A Hong Kong professor named Flowerdew has concluded that accountants use anything but flowery language in their work and find immense difficulty when creativity is required.
The report by John Flowerdew, a professor in Hong Kong City University's department of English and communication, and Alina Wan of Hong Kong University of Science and Technology, found accountants rely on jargon-loaded, formulaic language and work in a drab environment.
The study, published in an international research journal, English for Specific Purposes, examined tax computation letters accountants used for filing tax returns to the Inland Revenue department.
Researchers based their study on the language and communication between tax accountants in a multi-national accounting firm in Hong Kong. They conducted observations and interviews with the employees.
The study found they talk of "provisional tax liability, assessment, holdover, nontaxable and enclosures."
Flowerdew said the accountants rely on templates to write letters and they have difficulty deviating from the standard format.
"There is one section of the letter where they actually have to be a bit creative, where they have to give comments or interpretations about the tax statements.
"So they are worried about these sections ... Some of them have difficulty in writing," said Flowerdew, who said the area has not been investigated by linguists.
To develop a sense of tax accountants at work, one of the researchers sat in with them for a week and directly observed and recorded their behavior.
It was not very exciting.
"The tax accountants had their own office, in a rather drab gray-colored room.

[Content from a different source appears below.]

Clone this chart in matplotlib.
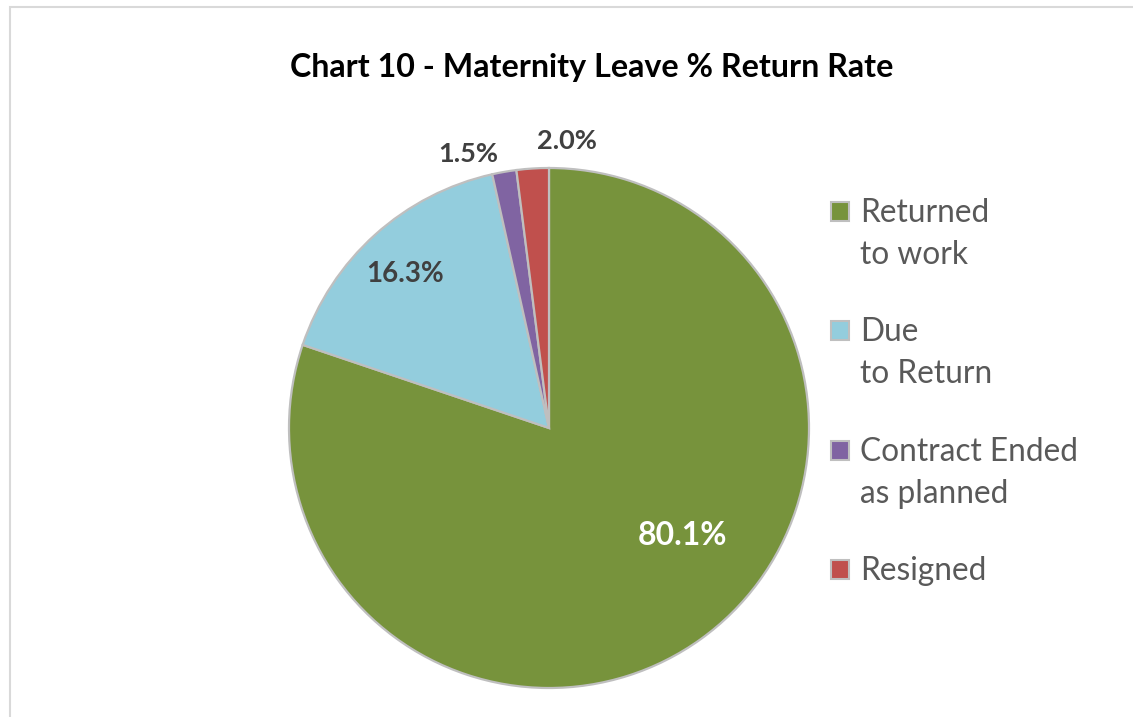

They sat together in a group with their desks facing each other while the tax manager had her own office apart from the tax accountants," the report said.
It said the accountants worked "seemingly unaware of each other, busy combing through tax computation schedules, fidgeting with calculators and inputting data into their computers."
The atmosphere one morning was interrupted only when one of the tax accountants exchanged nods and a few words with the manager, who then spoke to another accountant before she returned to her office.
"The room, once again, was filled with only the noise of the clicking of keys on the computer keyboard or calculator," the report said.
But accountants contacted by AFP said there are good reasons for the way they do things.
"A lot of organizations have a template and a standardized format for letters. It's natural because what you do is routine. For efficiency, you have templates for things," said Tim Lui, a tax partner at PricewaterhouseCoopers in Hong Kong.
"It's like a doctor. Does he say `influenza' or a `common cold'? We wouldn't call them jargon. A lot of these things are legal terms used by the government too. They are not jargon. It's not something we reinvented," Lui said.
Another accountant, surnamed Hui, denied that accountants lack creativity and said jargon serves a purpose.
"That is the most efficient way to communicate. This is our own language," Hui said.